『ハミルトン』US版予告編&場面写真18枚、一挙公開 ─ 舞台の映画化、字幕版の遅延など製作者が語る

撮影は3日間にわたって行いました。ライブ・パフォーマンスは日曜の昼と火曜の夜に2回、通しで撮影しました。ショーを止めたりはしていません。それから日曜の夜と、月曜日の丸1日、それから火曜日の朝に、ショーの中に入り込むという別の撮影をしました。僕の目標は、ショーに入り込み、カンパニーの全員が本質的に、美しく作り上げたショーを讃えることでした。これは、舞台上でみんながストーリーを語るショーです。映画のクローズアップは観客に親密さを与えてくれる。でもそれは、全体を観ることを妨げることにもなりうる。だから製作中は、自分たちが劇場にいることを忘れないようにするにはどうすればいいのかを深く話し合いました。もちろん劇場が閉まっている今、劇場にいることには別の重要性があります。今の僕らはこのショーを劇場で上演できないし、観客も劇場に行くことができませんからね。
このカンパニーは、週に8回上演することがどういうことなのか、それさえも体現しています。3日間にわたって撮影しましたが、彼らはすでに何百ものパフォーマンスを経てきていたし、そこに行き着くために、何百、何千というパフォーマンスを、週に6日、週に8回のショーをやってきていました。その背景をも記録し、公開することが僕の責任だった。劇場に行くのはとても大変だというハードルを下げ、より多くの人々に本作を見てもらえるように。

──『ハミルトン』はアメリカでとても高く評価されていますが、今回の映像作品は多くの国々で配信されることになります。アレクサンダー・ハミルトンのストーリーは、アメリカ以外の観客にとっても重要なものであり続けると思いますか?
ミランダ:そう願います。『レ・ミゼラブル』はフランスの物語だけれども、フランス以外でも観客の共感を呼んでいる、それと同じようになればと。革命は普遍的なもの。与えられた人生で何をするのかというストーリーも、きっと普遍的でしょう。
今日は謝るのにちょうど良い機会ですね。当初は来年(2021年)の10月、映画館で公開する時に多言語版をつけようと思っていたんです。けれども公開時期が繰り上がったから、各国語の字幕は準備ができたものから足していくことになります。今後、引き続き作業を進めていくことになる。このショーの中の何千という言葉を翻訳しないといけない人々には申し訳なく思っています。
僕らが願っていることは……この話は何度もしてきているんですが、日本の『屋根の上のバイオリン弾き』のオープニング・ナイトに、観客がスタッフのところにやって来て、「すみません、あなたたちはこのショーに関わっているんですか?」と聞いたんです。彼らが「そうですよ」と答えると、その観客は「この舞台はアメリカのミュージカルだと聞きました。なぜそんなことが可能なんでしょうか? これはすごく日本的な作品ですよ」と言ったと。つまり願っているのは、僕たちが十分な技能を持って語れていれば、生まれた国を越えて人々の共感を得るだろうということなんです。

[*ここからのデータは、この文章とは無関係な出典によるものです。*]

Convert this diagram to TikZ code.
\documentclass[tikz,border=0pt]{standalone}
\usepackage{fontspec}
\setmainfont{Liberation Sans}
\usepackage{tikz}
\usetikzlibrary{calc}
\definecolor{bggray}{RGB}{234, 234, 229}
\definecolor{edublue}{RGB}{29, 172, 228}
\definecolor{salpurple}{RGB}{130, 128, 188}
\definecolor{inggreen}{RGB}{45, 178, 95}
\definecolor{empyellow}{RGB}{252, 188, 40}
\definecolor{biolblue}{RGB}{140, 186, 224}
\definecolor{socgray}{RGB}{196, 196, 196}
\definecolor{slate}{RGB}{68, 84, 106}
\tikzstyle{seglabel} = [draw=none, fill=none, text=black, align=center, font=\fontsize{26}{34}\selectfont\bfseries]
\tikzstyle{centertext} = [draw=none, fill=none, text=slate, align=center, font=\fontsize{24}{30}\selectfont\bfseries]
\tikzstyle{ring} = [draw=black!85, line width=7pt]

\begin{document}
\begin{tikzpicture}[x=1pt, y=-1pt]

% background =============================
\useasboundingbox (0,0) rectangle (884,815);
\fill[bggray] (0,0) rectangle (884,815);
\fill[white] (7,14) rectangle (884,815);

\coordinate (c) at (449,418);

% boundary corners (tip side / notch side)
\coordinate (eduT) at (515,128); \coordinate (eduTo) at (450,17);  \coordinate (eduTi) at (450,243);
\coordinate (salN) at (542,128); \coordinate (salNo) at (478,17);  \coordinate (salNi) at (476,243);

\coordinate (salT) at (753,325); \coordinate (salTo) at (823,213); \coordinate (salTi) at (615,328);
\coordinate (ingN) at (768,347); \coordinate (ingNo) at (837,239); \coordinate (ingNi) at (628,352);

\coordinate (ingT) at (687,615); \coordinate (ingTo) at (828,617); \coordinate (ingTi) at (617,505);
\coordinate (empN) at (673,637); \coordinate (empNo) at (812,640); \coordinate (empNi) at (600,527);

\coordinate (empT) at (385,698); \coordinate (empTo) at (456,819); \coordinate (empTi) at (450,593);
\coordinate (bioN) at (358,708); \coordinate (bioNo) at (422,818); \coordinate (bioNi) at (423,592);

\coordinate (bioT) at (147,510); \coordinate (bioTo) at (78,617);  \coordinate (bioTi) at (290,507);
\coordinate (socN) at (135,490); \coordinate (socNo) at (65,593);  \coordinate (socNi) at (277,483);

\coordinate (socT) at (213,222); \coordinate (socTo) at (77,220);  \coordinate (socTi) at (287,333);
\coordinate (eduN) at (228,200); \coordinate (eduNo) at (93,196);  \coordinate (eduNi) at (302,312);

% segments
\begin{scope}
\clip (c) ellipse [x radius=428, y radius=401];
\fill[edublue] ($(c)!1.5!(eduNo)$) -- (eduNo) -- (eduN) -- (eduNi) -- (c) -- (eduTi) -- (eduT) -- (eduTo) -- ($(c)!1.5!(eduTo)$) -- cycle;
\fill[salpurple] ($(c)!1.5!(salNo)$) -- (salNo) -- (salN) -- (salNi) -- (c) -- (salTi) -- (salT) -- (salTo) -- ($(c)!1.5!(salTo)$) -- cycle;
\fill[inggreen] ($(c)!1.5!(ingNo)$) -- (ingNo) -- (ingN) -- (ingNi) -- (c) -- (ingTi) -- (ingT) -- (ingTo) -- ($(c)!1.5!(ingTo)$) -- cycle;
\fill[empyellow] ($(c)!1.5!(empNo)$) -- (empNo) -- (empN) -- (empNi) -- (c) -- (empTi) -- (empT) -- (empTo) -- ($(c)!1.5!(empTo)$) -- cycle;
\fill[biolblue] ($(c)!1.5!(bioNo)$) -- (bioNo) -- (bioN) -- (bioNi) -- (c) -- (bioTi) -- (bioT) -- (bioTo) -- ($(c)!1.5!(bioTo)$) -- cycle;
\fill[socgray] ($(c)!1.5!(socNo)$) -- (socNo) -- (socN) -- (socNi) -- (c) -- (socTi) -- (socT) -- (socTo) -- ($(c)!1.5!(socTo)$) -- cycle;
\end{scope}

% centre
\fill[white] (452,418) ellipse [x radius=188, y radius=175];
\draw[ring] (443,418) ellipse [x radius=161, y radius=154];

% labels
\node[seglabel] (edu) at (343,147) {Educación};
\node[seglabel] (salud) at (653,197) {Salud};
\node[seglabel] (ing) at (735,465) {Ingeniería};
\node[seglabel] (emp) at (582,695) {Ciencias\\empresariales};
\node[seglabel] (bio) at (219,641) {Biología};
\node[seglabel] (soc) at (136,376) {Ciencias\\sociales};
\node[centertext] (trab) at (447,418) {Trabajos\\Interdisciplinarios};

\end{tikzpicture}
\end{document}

──リン、あなたは以前『ハミルトン』の映画版を、舞台を撮影した映像作品ではない形でも作りたいとおっしゃっていましたが、その予定は?
ミランダ:難しい話ですね。なぜなら僕は、今回の映像作品をとても誇りに思っているから。6、7年かけて書いた舞台を、こんなに素晴らしい映画的ビジョンで、世界中の多くの人々に見てもらえるなんて、すごく稀なこと。僕は、世界中の人々に今回の映像作品を見てもらえることを本当に誇りに思っているんです。



















映画版『ハミルトン』は2020年7月3日(金)16:00よりDisney+(ディズニープラス)にて配信予定。